WHAT YOU SHOULD DO:
Reproduce the entries from their first line up to and including the line with "ax = fig.add_axes([120". Leave out everything after it.

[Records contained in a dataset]
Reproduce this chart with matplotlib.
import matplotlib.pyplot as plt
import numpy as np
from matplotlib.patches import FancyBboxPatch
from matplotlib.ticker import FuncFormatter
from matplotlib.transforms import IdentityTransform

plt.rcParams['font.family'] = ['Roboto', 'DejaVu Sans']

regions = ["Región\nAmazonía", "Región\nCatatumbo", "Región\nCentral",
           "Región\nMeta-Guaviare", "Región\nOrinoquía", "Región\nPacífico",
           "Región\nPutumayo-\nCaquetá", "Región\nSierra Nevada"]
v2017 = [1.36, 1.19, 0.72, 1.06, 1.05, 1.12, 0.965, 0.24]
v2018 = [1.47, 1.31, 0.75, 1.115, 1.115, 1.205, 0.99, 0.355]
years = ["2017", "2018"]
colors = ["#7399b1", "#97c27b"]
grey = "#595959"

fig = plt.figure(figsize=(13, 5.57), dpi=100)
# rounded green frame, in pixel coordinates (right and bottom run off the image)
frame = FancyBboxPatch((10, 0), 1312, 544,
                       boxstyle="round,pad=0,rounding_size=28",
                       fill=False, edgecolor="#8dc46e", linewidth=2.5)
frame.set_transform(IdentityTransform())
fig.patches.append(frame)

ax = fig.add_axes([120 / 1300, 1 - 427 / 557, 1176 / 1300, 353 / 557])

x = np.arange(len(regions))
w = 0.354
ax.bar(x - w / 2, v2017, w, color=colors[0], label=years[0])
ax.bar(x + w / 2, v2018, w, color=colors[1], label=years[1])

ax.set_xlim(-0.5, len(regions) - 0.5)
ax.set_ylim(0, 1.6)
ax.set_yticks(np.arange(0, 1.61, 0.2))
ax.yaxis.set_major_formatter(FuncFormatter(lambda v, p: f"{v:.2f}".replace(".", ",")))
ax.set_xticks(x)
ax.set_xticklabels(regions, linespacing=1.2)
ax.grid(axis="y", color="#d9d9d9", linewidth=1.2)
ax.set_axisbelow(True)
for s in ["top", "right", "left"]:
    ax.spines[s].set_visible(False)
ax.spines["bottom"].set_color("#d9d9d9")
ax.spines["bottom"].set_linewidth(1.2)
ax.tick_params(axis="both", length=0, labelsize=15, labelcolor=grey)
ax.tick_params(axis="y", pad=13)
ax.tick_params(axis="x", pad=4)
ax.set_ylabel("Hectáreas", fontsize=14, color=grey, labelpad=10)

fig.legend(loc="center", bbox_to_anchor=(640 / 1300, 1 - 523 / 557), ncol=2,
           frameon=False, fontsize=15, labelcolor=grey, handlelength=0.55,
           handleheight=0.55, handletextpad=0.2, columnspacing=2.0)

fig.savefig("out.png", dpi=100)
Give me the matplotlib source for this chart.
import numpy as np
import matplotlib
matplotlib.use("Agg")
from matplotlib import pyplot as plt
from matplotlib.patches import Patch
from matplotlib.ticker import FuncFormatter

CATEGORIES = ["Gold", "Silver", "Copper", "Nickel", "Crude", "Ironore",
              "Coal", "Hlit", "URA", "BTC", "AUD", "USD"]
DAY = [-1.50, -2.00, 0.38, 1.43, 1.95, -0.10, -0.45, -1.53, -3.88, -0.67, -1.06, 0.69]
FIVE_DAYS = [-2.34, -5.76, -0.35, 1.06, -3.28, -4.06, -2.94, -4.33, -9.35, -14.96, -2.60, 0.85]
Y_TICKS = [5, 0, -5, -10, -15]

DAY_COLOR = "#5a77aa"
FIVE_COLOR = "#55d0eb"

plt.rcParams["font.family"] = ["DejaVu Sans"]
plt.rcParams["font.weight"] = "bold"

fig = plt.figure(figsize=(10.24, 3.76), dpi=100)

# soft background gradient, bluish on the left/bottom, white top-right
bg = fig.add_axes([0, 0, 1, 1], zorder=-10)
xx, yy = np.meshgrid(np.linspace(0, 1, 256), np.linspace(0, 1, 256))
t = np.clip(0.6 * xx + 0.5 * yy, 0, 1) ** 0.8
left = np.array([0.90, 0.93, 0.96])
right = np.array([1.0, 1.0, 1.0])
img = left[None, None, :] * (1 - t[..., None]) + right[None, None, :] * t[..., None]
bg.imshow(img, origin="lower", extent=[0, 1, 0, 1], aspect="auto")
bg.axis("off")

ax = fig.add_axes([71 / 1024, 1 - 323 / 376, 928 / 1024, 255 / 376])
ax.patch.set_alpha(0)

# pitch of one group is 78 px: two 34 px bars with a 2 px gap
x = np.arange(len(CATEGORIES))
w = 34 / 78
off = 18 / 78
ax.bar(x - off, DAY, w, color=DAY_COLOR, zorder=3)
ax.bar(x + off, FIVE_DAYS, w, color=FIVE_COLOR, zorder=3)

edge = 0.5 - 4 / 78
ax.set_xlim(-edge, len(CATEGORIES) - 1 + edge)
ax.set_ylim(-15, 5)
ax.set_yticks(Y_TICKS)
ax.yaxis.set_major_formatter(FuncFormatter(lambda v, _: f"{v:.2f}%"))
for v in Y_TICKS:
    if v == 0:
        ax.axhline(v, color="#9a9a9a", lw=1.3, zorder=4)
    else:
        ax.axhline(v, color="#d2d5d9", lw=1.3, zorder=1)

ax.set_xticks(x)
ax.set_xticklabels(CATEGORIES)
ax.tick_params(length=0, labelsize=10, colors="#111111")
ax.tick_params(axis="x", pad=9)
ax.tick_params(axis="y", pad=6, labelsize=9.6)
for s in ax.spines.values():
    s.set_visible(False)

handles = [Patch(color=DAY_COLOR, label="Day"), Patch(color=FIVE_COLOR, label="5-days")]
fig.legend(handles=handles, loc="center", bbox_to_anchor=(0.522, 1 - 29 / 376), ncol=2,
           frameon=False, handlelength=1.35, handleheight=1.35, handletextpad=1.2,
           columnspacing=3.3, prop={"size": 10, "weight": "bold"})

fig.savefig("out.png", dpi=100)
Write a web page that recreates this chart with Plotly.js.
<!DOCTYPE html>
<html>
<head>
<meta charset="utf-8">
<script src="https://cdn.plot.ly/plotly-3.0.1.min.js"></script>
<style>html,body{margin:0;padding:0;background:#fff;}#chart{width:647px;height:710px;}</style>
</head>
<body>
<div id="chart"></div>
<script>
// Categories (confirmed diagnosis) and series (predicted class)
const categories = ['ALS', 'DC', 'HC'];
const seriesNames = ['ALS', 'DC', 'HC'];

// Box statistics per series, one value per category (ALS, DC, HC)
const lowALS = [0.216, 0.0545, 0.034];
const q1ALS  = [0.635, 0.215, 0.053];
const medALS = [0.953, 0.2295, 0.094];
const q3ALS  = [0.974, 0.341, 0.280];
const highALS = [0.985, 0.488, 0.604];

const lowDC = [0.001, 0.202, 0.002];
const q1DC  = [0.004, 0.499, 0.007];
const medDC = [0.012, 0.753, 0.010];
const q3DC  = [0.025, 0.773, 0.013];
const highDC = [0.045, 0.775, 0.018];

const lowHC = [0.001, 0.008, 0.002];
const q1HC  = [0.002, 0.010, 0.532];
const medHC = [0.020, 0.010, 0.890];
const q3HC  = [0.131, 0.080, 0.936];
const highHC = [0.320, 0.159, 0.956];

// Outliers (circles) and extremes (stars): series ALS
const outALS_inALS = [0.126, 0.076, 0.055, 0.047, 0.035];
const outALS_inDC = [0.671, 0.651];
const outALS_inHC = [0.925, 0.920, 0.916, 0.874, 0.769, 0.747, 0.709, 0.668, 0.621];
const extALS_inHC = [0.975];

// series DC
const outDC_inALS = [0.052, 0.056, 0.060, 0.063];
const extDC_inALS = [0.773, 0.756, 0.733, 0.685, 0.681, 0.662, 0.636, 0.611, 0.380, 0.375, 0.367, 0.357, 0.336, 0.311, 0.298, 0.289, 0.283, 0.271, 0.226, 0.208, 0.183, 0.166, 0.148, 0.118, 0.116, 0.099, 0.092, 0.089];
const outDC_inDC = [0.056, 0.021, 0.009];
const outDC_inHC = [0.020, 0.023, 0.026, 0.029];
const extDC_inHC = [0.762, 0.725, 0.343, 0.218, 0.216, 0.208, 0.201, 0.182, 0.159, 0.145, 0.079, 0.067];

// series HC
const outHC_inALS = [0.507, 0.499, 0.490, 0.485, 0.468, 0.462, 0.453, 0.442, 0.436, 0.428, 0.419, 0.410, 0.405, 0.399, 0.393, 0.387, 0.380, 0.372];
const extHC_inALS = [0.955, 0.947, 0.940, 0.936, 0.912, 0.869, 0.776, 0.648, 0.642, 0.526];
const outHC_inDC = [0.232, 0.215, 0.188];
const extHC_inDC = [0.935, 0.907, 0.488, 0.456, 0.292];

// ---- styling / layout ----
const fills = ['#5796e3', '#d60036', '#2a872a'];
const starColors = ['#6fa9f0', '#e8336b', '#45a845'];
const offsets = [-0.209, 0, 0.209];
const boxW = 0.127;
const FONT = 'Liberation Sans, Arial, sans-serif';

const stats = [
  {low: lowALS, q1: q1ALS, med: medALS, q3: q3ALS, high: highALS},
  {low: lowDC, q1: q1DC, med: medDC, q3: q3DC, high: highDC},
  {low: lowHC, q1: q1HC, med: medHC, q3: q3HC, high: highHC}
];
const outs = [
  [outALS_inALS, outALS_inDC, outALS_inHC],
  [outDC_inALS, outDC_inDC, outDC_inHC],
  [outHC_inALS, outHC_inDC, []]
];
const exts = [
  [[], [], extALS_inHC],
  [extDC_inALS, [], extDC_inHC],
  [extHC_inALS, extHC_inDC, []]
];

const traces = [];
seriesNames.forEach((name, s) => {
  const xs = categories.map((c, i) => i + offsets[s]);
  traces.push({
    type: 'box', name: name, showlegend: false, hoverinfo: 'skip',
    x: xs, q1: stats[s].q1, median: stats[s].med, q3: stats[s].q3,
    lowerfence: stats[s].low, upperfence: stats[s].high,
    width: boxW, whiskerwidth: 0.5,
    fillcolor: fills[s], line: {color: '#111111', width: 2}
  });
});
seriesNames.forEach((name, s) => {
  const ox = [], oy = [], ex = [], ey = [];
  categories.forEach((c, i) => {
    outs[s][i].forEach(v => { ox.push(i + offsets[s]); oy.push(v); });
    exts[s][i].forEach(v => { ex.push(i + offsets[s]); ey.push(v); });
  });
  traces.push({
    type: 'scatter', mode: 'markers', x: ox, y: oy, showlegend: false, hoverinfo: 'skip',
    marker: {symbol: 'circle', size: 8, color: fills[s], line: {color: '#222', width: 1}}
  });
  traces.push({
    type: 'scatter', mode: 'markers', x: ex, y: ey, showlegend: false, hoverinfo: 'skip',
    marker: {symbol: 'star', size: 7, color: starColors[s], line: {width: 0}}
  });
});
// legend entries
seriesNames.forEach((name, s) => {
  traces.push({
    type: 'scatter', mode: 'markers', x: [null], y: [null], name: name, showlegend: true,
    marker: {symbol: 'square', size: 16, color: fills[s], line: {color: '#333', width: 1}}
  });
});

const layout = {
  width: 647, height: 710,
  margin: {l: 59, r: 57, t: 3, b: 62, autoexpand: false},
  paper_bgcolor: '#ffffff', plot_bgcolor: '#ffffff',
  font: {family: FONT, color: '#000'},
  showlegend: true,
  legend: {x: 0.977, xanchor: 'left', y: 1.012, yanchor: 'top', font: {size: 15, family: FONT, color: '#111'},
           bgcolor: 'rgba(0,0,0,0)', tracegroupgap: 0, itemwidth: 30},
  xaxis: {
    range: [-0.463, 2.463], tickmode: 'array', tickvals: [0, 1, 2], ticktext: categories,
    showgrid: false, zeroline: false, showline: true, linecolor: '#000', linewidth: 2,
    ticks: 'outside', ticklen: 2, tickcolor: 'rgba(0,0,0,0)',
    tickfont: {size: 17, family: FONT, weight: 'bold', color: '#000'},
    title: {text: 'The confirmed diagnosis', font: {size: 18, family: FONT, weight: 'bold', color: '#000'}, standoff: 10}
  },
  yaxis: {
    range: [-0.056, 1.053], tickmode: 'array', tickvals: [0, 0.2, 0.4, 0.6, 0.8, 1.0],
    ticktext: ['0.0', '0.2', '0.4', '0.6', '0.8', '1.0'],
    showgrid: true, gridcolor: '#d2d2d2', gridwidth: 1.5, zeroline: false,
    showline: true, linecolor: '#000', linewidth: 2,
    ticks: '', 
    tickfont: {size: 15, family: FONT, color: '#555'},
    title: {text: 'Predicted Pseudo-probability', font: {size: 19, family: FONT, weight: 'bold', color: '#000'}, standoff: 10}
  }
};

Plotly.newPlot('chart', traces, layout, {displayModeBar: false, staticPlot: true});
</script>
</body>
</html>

EXPECTED OUTPUT:
Reproduce this chart with matplotlib.
import matplotlib.pyplot as plt
import numpy as np
from matplotlib.patches import FancyBboxPatch
from matplotlib.ticker import FuncFormatter
from matplotlib.transforms import IdentityTransform

plt.rcParams['font.family'] = ['Roboto', 'DejaVu Sans']

regions = ["Región\nAmazonía", "Región\nCatatumbo", "Región\nCentral",
           "Región\nMeta-Guaviare", "Región\nOrinoquía", "Región\nPacífico",
           "Región\nPutumayo-\nCaquetá", "Región\nSierra Nevada"]
v2017 = [1.36, 1.19, 0.72, 1.06, 1.05, 1.12, 0.965, 0.24]
v2018 = [1.47, 1.31, 0.75, 1.115, 1.115, 1.205, 0.99, 0.355]
years = ["2017", "2018"]
colors = ["#7399b1", "#97c27b"]
grey = "#595959"

fig = plt.figure(figsize=(13, 5.57), dpi=100)
# rounded green frame, in pixel coordinates (right and bottom run off the image)
frame = FancyBboxPatch((10, 0), 1312, 544,
                       boxstyle="round,pad=0,rounding_size=28",
                       fill=False, edgecolor="#8dc46e", linewidth=2.5)
frame.set_transform(IdentityTransform())
fig.patches.append(frame)

ax = fig.add_axes([120 / 1300, 1 - 427 / 557, 1176 / 1300, 353 / 557])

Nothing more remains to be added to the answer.